Он не мог сказать, что мешает, он не хотел обидеть её.
– Это кружка капитана? – спросил Ронни. – Ну, и как наши дела?
– Он был у этого сутенёра, агентишки, я рассказывала тебе, и даже меня не позвал.
– Как будто меня он позвал, наш Бенджи теперь сам по себе, – обиженно сказал Ронни, – а мы тут от скуки дохнем.
– Надеюсь, вы никому больше не рассказывали?
– Мы? Никому…
– Я пойду отнесу кофе капитану, – сказала Глория и, отхлебнув ещё глоток, пошла относить.
– Ну, и что ты намерен делать? – спросил Ронни.
– Не знаю. Нужно, чтобы хоть одна призналась, хоть одна из них.
– Да, цепная реакция.
– Что?
– Цепная реакция, – повторил Ронни, – признается одна, признаются и другие. И тогда у тебя будет не одна жертва, а несколько. Не одно показание, а несколько схожих показаний. И общественный резонанс. Скорее всего, они пойдут сразу в прессу. Ты тогда точно засадишь его.
– Я знаю только одну, и она не хочет давать показания.
– Конечно, не хочет. – Вернулась Глория и подсела ближе к Морису. – Потому что она стерва.
– А зачем нам настоящий свидетель? – сказал Ронни.
– Ты о чём?
– Можно же поймать на живца.
Глория с Морисом непонимающе уставились на напарника.
– Вот, смотри, – придвинулся он к столу. – Глория, принеси мне кофе.
– Ага, сейчас, побежала. Говори давай, на какого живца?
– Ты находишь любую актрису и просишь её сыграть роль этой самой жертвы. Нильсон, наверное, уже и не помнит, сколько девчонок прошло через него. И необязательно ей быть известной, она может быть совсем незаметной. Ей главное – заявить о нём. Что он её использовал…

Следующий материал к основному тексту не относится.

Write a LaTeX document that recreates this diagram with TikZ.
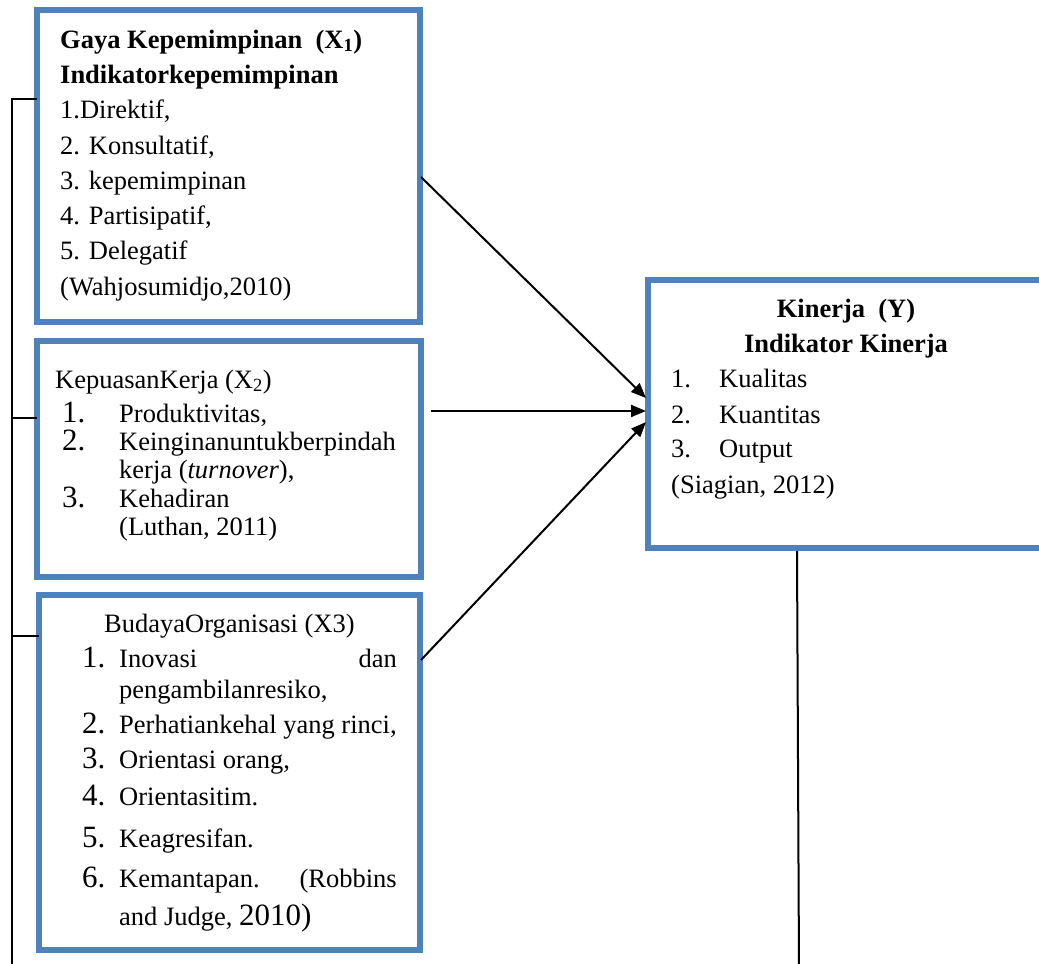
\documentclass[tikz,border=0pt]{standalone}
\usepackage{fontspec}
\setmainfont{Liberation Serif}
\usetikzlibrary{arrows.meta}
\definecolor{boxblue}{RGB}{79,129,189}
\begin{document}
\begin{tikzpicture}[x=1pt,y=-1pt,
  bluebox/.style={draw=boxblue,line width=6pt,rectangle,inner sep=0pt,outer sep=0pt,anchor=north west},
  txt/.style={inner sep=0pt,anchor=base west,font=\fontsize{26.5}{30}\selectfont},
  txtr/.style={inner sep=0pt,anchor=base east,font=\fontsize{26.5}{30}\selectfont},
  txtc/.style={inner sep=0pt,anchor=base,font=\fontsize{26.5}{30}\selectfont\bfseries},
  num/.style={inner sep=0pt,anchor=base west,font=\fontsize{31}{34}\selectfont},
  conn/.style={line width=2pt,black},
  arr/.style={line width=2pt,black,-{Triangle[length=15pt,width=12pt]}}]
\useasboundingbox (0,0) rectangle (1039,964);
\clip (0,0) rectangle (1039,964);
% boxes
\node[bluebox,minimum width=383pt,minimum height=312pt] (b1) at (37,10) {};
\node[bluebox,minimum width=384pt,minimum height=236pt] (b2) at (37,341) {};
\node[bluebox,minimum width=381pt,minimum height=355pt] (b3) at (39,595) {};
\node[bluebox,minimum width=420pt,minimum height=268pt] (by) at (648,280) {};
% box 1 text
\node[txt,font=\fontsize{26.5}{30}\selectfont\bfseries] (t11) at (60,48) {Gaya Kepemimpinan\ \ (X\textsubscript{1})};
\node[txt,font=\fontsize{26.5}{30}\selectfont\bfseries] (t12) at (60,83) {Indikatorkepemimpinan};
\node[txt] (t13) at (60,118) {1.Direktif,};
\node[txt] (t14) at (60,154) {2. Konsultatif,};
\node[txt] (t15) at (60,189) {3. kepemimpinan};
\node[txt] (t16) at (60,224) {4. Partisipatif,};
\node[txt] (t17) at (60,259) {5. Delegatif};
\node[txt] (t18) at (60,295) {(Wahjosumidjo,2010)};
% box 2 text
\node[txt] (t21) at (55,388) {KepuasanKerja (X\textsubscript{2})};
\node[num] (n21) at (62,422) {1.};
\node[txt] (t22) at (119,422) {Produktivitas,};
\node[num] (n22) at (62,450) {2.};
\node[txt] (t23) at (119,450) {Keinginanuntukberpindah};
\node[txt] (t24) at (119,478) {kerja (\textit{turnover}),};
\node[num] (n23) at (62,507) {3.};
\node[txt] (t25) at (119,507) {Kehadiran};
\node[txt] (t26) at (119,535) {(Luthan, 2011)};
% box 3 text
\node[txt] (t31) at (104,632) {BudayaOrganisasi (X3)};
\node[num] (n31) at (82,667) {1.};
\node[txt] (t32) at (119,667) {Inovasi};
\node[txtr] (t32b) at (397,667) {dan};
\node[txt] (t33) at (119,698) {pengambilanresiko,};
\node[num] (n32) at (82,733) {2.};
\node[txt] (t34) at (119,733) {Perhatiankehal yang rinci,};
\node[num] (n33) at (82,768) {3.};
\node[txt] (t35) at (119,768) {Orientasi orang,};
\node[num] (n34) at (82,805) {4.};
\node[txt] (t36) at (119,805) {Orientasitim.};
\node[num] (n35) at (82,847) {5.};
\node[txt] (t37) at (119,847) {Keagresifan.};
\node[num] (n36) at (82,887) {6.};
\node[txt] (t38) at (119,887) {Kemantapan.};
\node[txtr] (t38b) at (397,887) {(Robbins};
\node[txt] (t39) at (119,925) {and Judge, {\fontsize{31}{34}\selectfont 2010)}};
% box Y text
\node[txtc] (ty1) at (846,317) {Kinerja\ \ (Y)};
\node[txtc] (ty2) at (846,352) {Indikator Kinerja};
\node[txt] (ny1) at (671,387) {1.};
\node[txt] (ty3) at (719,387) {Kualitas};
\node[txt] (ny2) at (671,423) {2.};
\node[txt] (ty4) at (719,423) {Kuantitas};
\node[txt] (ny3) at (671,457) {3.};
\node[txt] (ty5) at (719,457) {Output};
\node[txt] (ty6) at (671,493) {(Siagian, 2012)};
% connector points
\coordinate (a1s) at (421,177);
\coordinate (a2s) at (431,411);
\coordinate (a3s) at (421,660);
\coordinate (a1e) at (646,398);
\coordinate (a2e) at (646,411);
\coordinate (a3e) at (646,422);
\coordinate (lb1) at (12,99);
\coordinate (lb2) at (12,418);
\coordinate (lb3) at (12,636);
\coordinate (lbend) at (12,970);
\coordinate (rs) at (797,551);
\coordinate (rend) at (799,970);
% arrows
\draw[arr] (a1s) -- (a1e);
\draw[arr] (a2s) -- (a2e);
\draw[arr] (a3s) -- (a3e);
% left bracket
\draw[conn] (b1.west |- lb1) -- (lb1) -- (lbend);
\draw[conn] (b2.west |- lb2) -- (lb2);
\draw[conn] (b3.west |- lb3) -- (lb3);
% right line
\draw[conn] (rs) -- (rend);
\end{tikzpicture}
\end{document}
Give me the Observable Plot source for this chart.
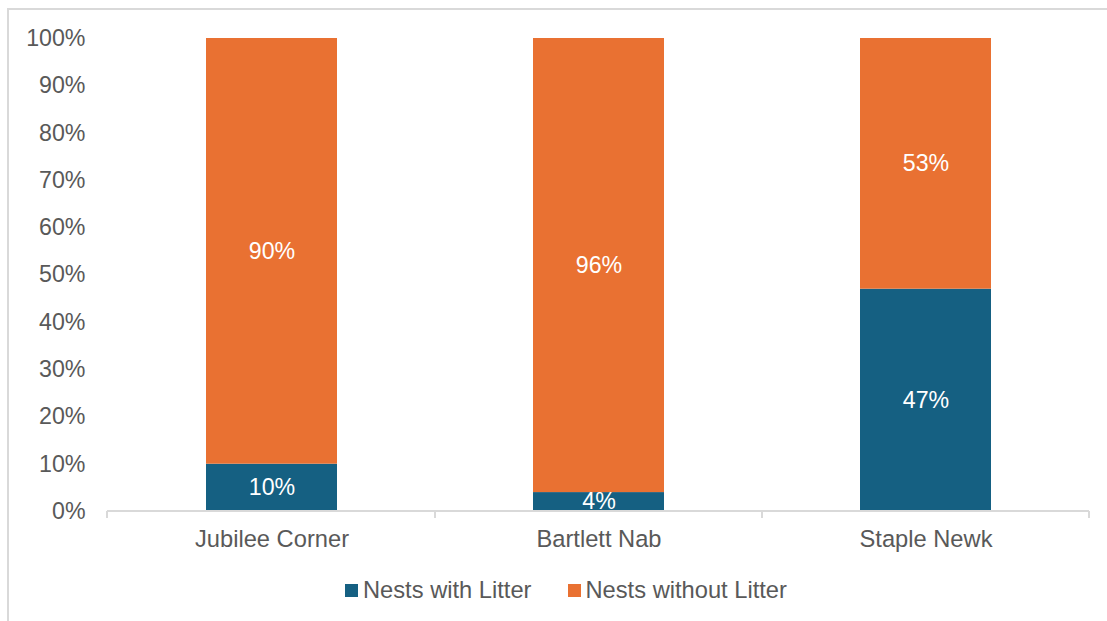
<!DOCTYPE html>
<html>
<head>
<meta charset="utf-8">
<script src="https://cdn.jsdelivr.net/npm/d3@7"></script>
<script src="https://cdn.jsdelivr.net/npm/@observablehq/plot@0.6"></script>
<style>
  html, body { margin: 0; padding: 0; background: #fff; }
  body { width: 1107px; height: 621px; position: relative; overflow: hidden; font-family: "Liberation Sans", Arial, sans-serif; }
  #frame { position: absolute; left: 7px; top: 8px; width: 1200px; height: 700px; border-left: 2px solid #d9d9d9; border-top: 2px solid #d9d9d9; box-sizing: border-box; }
  #chart { position: absolute; left: 0; top: 0; }
  #legend { position: absolute; left: 345px; top: 577px; display: flex; align-items: center; font-size: 23.7px; color: #595959; white-space: nowrap; }
  .item { display: flex; align-items: center; margin-right: 36px; }
  .sw { width: 13px; height: 13px; margin-right: 5px; display: inline-block; }
</style>
</head>
<body>
<div id="frame"></div>
<div id="chart"></div>
<div id="legend"></div>
<script>
const sites = ["Jubilee Corner", "Bartlett Nab", "Staple Newk"];
const withLitter = [10, 4, 47];
const withoutLitter = [90, 96, 53];
const seriesNames = ["Nests with Litter", "Nests without Litter"];
const seriesColors = ["#156082", "#E97132"];
const yTicks = [0, 10, 20, 30, 40, 50, 60, 70, 80, 90, 100];

const data = [];
sites.forEach((s, i) => {
  data.push({site: s, series: seriesNames[0], value: withLitter[i]});
  data.push({site: s, series: seriesNames[1], value: withoutLitter[i]});
});

const baseline = (index, scales, values, dimensions) => {
  const g = d3.create("svg:g");
  const x = scales.x, step = x.step ? x.step() : 0;
  const y0 = scales.y(0);
  const left = dimensions.marginLeft, right = dimensions.width - dimensions.marginRight;
  g.append("line").attr("x1", left).attr("x2", right).attr("y1", y0).attr("y2", y0)
    .attr("stroke", "#d9d9d9").attr("stroke-width", 2);
  const bounds = [left, ...sites.map(s => x(s) + x.bandwidth() + (step - x.bandwidth()) / 2)];
  bounds.forEach(b => {
    g.append("line").attr("x1", b).attr("x2", b).attr("y1", y0).attr("y2", y0 + 7)
      .attr("stroke", "#d9d9d9").attr("stroke-width", 2);
  });
  return g.node();
};

const chart = Plot.plot({
  width: 1107,
  height: 560,
  marginLeft: 107,
  marginRight: 18,
  marginTop: 38,
  marginBottom: 49,
  style: {fontFamily: "'Liberation Sans', Arial, sans-serif", fontSize: "23px", color: "#595959", background: "transparent"},
  x: {domain: sites, paddingInner: 0.6, paddingOuter: 0.3, label: null},
  y: {domain: [0, 100], label: null},
  color: {domain: seriesNames, range: seriesColors},
  marks: [
    Plot.barY(data, {x: "site", y: "value", fill: "series"}),
    baseline,
    Plot.text(data, Plot.stackY({x: "site", y: "value", text: d => d.value + "%", fill: "white", fontSize: 23.2})),
    Plot.axisY({ticks: yTicks, tickFormat: d => d + "%", tickSize: 0, tickPadding: 22, fill: "#595959", label: null, fontSize: 23.2}),
    Plot.axisX({tickSize: 0, tickPadding: 19, fill: "#595959", label: null, fontSize: 23.7})
  ]
});
document.getElementById("chart").appendChild(chart);

const legend = document.getElementById("legend");
seriesNames.forEach((n, i) => {
  const it = document.createElement("span");
  it.className = "item";
  const sw = document.createElement("span");
  sw.className = "sw";
  sw.style.background = seriesColors[i];
  it.appendChild(sw);
  it.appendChild(document.createTextNode(n));
  legend.appendChild(it);
});
</script>
</body>
</html>
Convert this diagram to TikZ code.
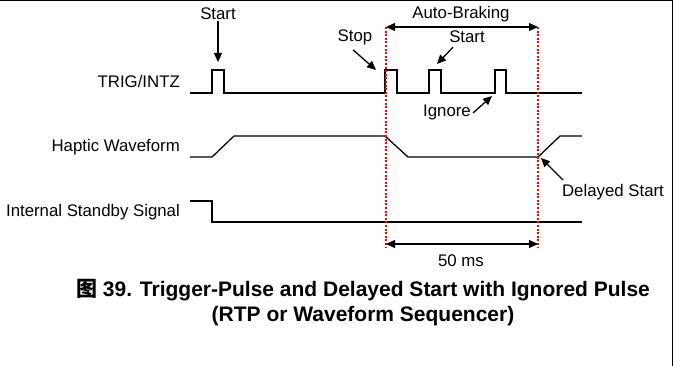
\documentclass[tikz,border=0pt]{standalone}
\usepackage{fontspec}
\setmainfont{Liberation Sans}
\newfontfamily\cjkfont{Noto Sans CJK SC}
\usetikzlibrary{arrows.meta}
\begin{document}
\begin{tikzpicture}[x=1pt,y=-1pt,
  sig/.style={line width=1.3pt, line join=miter},
  marker/.style={red, line width=1.3pt, dash pattern=on 2pt off 1.6pt},
  arr/.style={line width=1.3pt, -{Triangle[length=9pt,width=8pt]}},
  darr/.style={line width=1.3pt, {Triangle[length=9pt,width=8pt]}-{Triangle[length=9pt,width=8pt]}},
  lbl/.style={font=\fontsize{16.8}{18}\selectfont, inner sep=1pt},
  captext/.style={font=\fontsize{21}{23}\selectfont\bfseries, inner sep=0pt}]
\useasboundingbox (0,0) rectangle (674,366);
% frame
\draw[line width=1.5pt] (0,0.75) -- (672.25,0.75) -- (672.25,366);
% signal names
\node[lbl, anchor=east] (trig) at (181,81) {TRIG/INTZ};
\node[lbl, anchor=east] (hap) at (181,147) {Haptic Waveform};
\node[lbl, anchor=east] (stby) at (181,212) {Internal Standby Signal};
% signals
\draw[sig] (190,93) -- (212,93) -- (212,70) -- (224,70) -- (224,93) -- (385,93)
  -- (385,70) -- (397,70) -- (397,93) -- (429,93) -- (429,70) -- (441,70) -- (441,93)
  -- (495,93) -- (495,70) -- (506,70) -- (506,93) -- (582,93);
\draw[sig] (190,157) -- (212,157) -- (234,136) -- (385,136) -- (408,157) -- (538,157)
  -- (560,136) -- (582,136);
\draw[sig] (190,201) -- (212,201) -- (212,222) -- (582,222);
% red markers
\coordinate (m1t) at (386,27);
\coordinate (m2t) at (538,27);
\coordinate (m1b) at (386,247);
\coordinate (m2b) at (538,247);
\draw[marker] (m1t) -- (m1b);
\draw[marker] (m2t) -- (m2b);
% Auto-Braking
\node[lbl] (ab) at (461,14) {Auto-Braking};
\draw[darr] (m1t) -- (m2t);
% 50 ms
\coordinate (d1) at (386,244);
\coordinate (d2) at (538,244);
\draw[darr] (d1) -- (d2);
\node[lbl] (ms) at (461,261) {50 ms};
% annotations
\node[lbl] (start1) at (218,14) {Start};
\coordinate (start1h) at (218,62);
\draw[arr] (start1.south) -- (start1h);
\node[lbl] (stop) at (355,37) {Stop};
\coordinate (stoph) at (376,70);
\draw[arr] ([shift={(-2,4)}]stop.south) -- (stoph);
\node[lbl] (start2) at (467,37) {Start};
\coordinate (start2h) at (437,64);
\draw[arr] ([shift={(-14,3)}]start2.south) -- (start2h);
\node[lbl] (ign) at (447,112) {Ignore};
\coordinate (ignh) at (492,96);
\draw[arr] ([shift={(1,1)}]ign.east) -- (ignh);
\node[lbl] (dly) at (613,192) {Delayed Start};
\coordinate (dlyh) at (541,158);
\draw[arr] ([shift={(-50,-12)}]dly.center) -- (dlyh);
% caption
\node[captext] (cap1) at (363,290) {{\cjkfont 图} 39. Trigger-Pulse and Delayed Start with Ignored Pulse};
\node[captext] (cap2) at (363,316) {(RTP or Waveform Sequencer)};
\end{tikzpicture}
\end{document}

– Точно, – сказала Глория, – использовал и кинул на деньги. Поломанная жизнь, слёзы, сопли, трагедия. Она никем не стала… ни актрисой, ни счастливой женщиной.
– Верно-верно…
– Бред какой, – покосился Морис, – не пройдёт и недели, как нас раскусят.
– А нам и не нужно больше недели, – говорил Ронни. – Другие, настоящие жертвы, начнут давать показания, они восстанут против него.
– И где мне искать такую актрису?
– Можно и не актрису, – сказал Ронни.
– Хорошо, и где мне искать такую не актрису? Её ведь надо ввести в курс дела, а мы не имеем права разглашать детали дела посторонним людям. Она же разболтает всё.
– Ты прав, – почесал затылок Ронни, – нужен свой человек. О! – подпрыгнул он на стуле.
– Что?
– Возьми Глорию!
– Кого?
– Меня?
– Её?
– А почему нет?
– Она не сможет.
– Почему это я не смогу?
– Да, почему это она не сможет?
– Всё я смогу!
– Всё она сможет.
– Даже не думайте.
– В школе я играла в театральной студии.